To mimic the gathering up of surplus food from supermarkets, a power bank would gather up surplus power generated at night at low marginal cost. The government would simply purchase, install and fill (at night) grid-scale batteries distributed at convenient locations around the country to load up a quantity of electricity to match the scheme’s daytime commitment to eligible needy consumers. This would be fed back into the grid during the day to match demand.
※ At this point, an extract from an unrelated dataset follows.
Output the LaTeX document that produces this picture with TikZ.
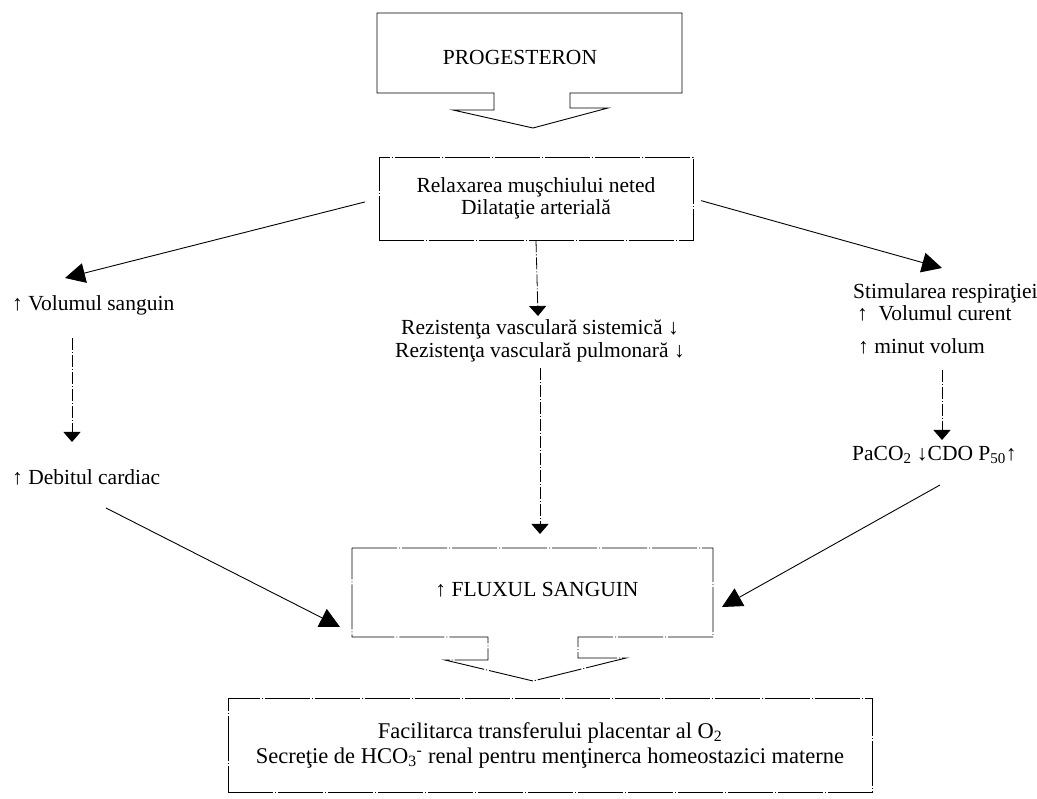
\documentclass[tikz,border=0pt]{standalone}
\usepackage{fontspec}
\setmainfont{Liberation Serif}
\usetikzlibrary{arrows.meta}
\begin{document}
\begin{tikzpicture}[x=1pt,y=-1pt,
  txt/.style={font=\fontsize{21.5}{22}\selectfont, inner sep=0pt},
  bigtxt/.style={font=\fontsize{22.5}{25}\selectfont, inner sep=0pt},
  solidline/.style={line width=0.9pt, draw=black},
  dashbox/.style={line width=0.9pt, draw=black, dash pattern=on 45pt off 2pt on 1pt off 2pt},
  dashconn/.style={line width=0.8pt, draw=black, dash pattern=on 12pt off 2pt on 1pt off 2pt},
  bigtip/.style={-{Triangle[length=20pt,width=20pt]}},
  smalltip/.style={-{Triangle[length=10pt,width=17pt]}},
]
\useasboundingbox (0,0) rectangle (1037,799);

% PROGESTERON block arrow
\draw[solidline] (377,13) -- (682,13) -- (682,93) -- (570,93) -- (570,108) -- (608,108)
  -- (533,128) -- (453,110) -- (494,110) -- (494,93) -- (377,93) -- cycle;
\node[txt] (prog) at (520,57) {PROGESTERON};

% Relaxarea box
\node[txt, draw, dashbox, minimum width=314pt, minimum height=83pt, align=center]
  (relax) at (536,198.5) {Relaxarea muşchiului neted\\Dilataţie arterială};

% left column
\node[txt, anchor=west] (vol) at (12,305) {↑ Volumul sanguin};
\node[txt, anchor=west] (deb) at (12,477) {↑ Debitul cardiac};

% middle
\node[txt, align=center] (rez) at (540,341)
  {Rezistenţa vasculară sistemică ↓\\[1pt]Rezistenţa vasculară pulmonară ↓};

% right column
\node[txt, align=left, anchor=north west] (stim) at (853,283)
  {Stimularea respiraţiei\\\hspace{4pt}↑\ \ Volumul curent\\[11pt]\hspace{5pt}↑ minut volum};
\node[txt, anchor=west] (pac) at (852,455) {PaCO\textsubscript{2} ↓CDO P\textsubscript{50}↑};

% FLUXUL block arrow
\draw[dashbox] (352,548) -- (713,548) -- (713,637) -- (578,637) -- (578,658) -- (626,658)
  -- (533,681) -- (445,660) -- (488,660) -- (488,637) -- (352,637) -- cycle;
\node[txt] (flux) at (537,590) {↑ FLUXUL SANGUIN};

% bottom box
\node[bigtxt, draw, dashbox, minimum width=644pt, minimum height=94pt, align=center]
  (fac) at (550,745)
  {Facilitarca transferului placentar al O\textsubscript{2}\\
   Secreţie de HCO\textsubscript{3}\textsuperscript{-} renal pentru menţinerca homeostazici materne};

% connector end points
\coordinate (tVol) at (65,278);
\coordinate (tStim) at (942,268);
\coordinate (tRez) at (538,316);
\coordinate (sVolDown) at (72,338);
\coordinate (tDeb) at (72,442);
\coordinate (sRezDown) at (540,368);
\coordinate (tFluxTop) at (540,534);
\coordinate (sStimDown) at (942,370);
\coordinate (tPac) at (942,440);
\coordinate (sDeb) at (106,508);
\coordinate (tFluxL) at (340,627);
\coordinate (sPac) at (940,485);
\coordinate (tFluxR) at (722,607);

% connectors
\draw[solidline, bigtip, shorten <=14pt] (relax.west) -- (tVol);
\draw[solidline, bigtip, shorten <=8pt] (relax.east) -- (tStim);
\draw[dashconn, smalltip] (relax.south) -- (tRez);
\draw[dashconn, smalltip] (sVolDown) -- (tDeb);
\draw[dashconn, smalltip] (sRezDown) -- (tFluxTop);
\draw[dashconn, smalltip] (sStimDown) -- (tPac);
\draw[solidline, bigtip] (sDeb) -- (tFluxL);
\draw[solidline, bigtip] (sPac) -- (tFluxR);
\end{tikzpicture}
\end{document}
Such a scheme could supply power at an exceedingly cheap social tariff (but ideally completely free), and at the same time provide some much-needed relief for the grid at peak times when demand is currently met by fossil fuel generation.
Back-of-the-envelope calculation: assume half a million needy households would be eligible, that their allowance (also to cover some heating) would be 25kWh/day and that the individual (grid) battery system size would be 600MWh. The power bank would consist of 21 battery systems dotted around the country at convenient locations for grid connection. Such a scheme could remove 12.5GWh from the daytime grid (at present powered by at least two expensive fossil-fuel gas power stations at peak times) and replace it with green electricity at almost zero marginal cost.
If we assume the (reducing) cost of grid-scale battery storage is now down to, say, £250/kWh, then each battery system would cost about £150m, making the total power bank cost just over £3bn for 21 of them.
Providing the battery systems would of course require this significant capital expenditure up front, which only national government is in a position to fund. However, the investment can surely be regarded as a very sound one, because government would then expect to receive a guaranteed payback in terms of savings in the benefits budget for all time thereafter. The scheme’s viability would only increase over the years as the proportion of green electricity (at night) is ramped up as planned.
If the above (non-expert) calculations are anything like correct, the cost of such a scheme looks relatively modest in the context of government’s huge spending on benefits generally (eg £100bn on working-age benefits alone).
Perhaps this all represents a techno flight of fancy by an IET member whose qualifications are long past their sell-by date: but there will be many others with up-to-date qualifications and experience able to judge the viability of such a scheme. Is it nonsense, or does it represent the kind of big picture within which all the necessary technical, financial and administrative detail could then be painted?
Nigel Morgan MIET (retired)
By email
Which net zero?
After reading ‘Carbon Concealed’ in the April 2023 issue of E&T, I am more confused than before on the exact meaning of net zero. Is it the IPCC definition, net zero from ‘cradle to grave’, territorial net-zero, unitary authority area net-zero (which I have seen used by my local council), Scope 1, 2 or 3 as defined in the article, or none of the above but just what I wish it to be defined as?
It should be noted that the article makes no reference to the IPCC definition. Please can E&T have one definition or, failing this, can articles make clear which definition is being used?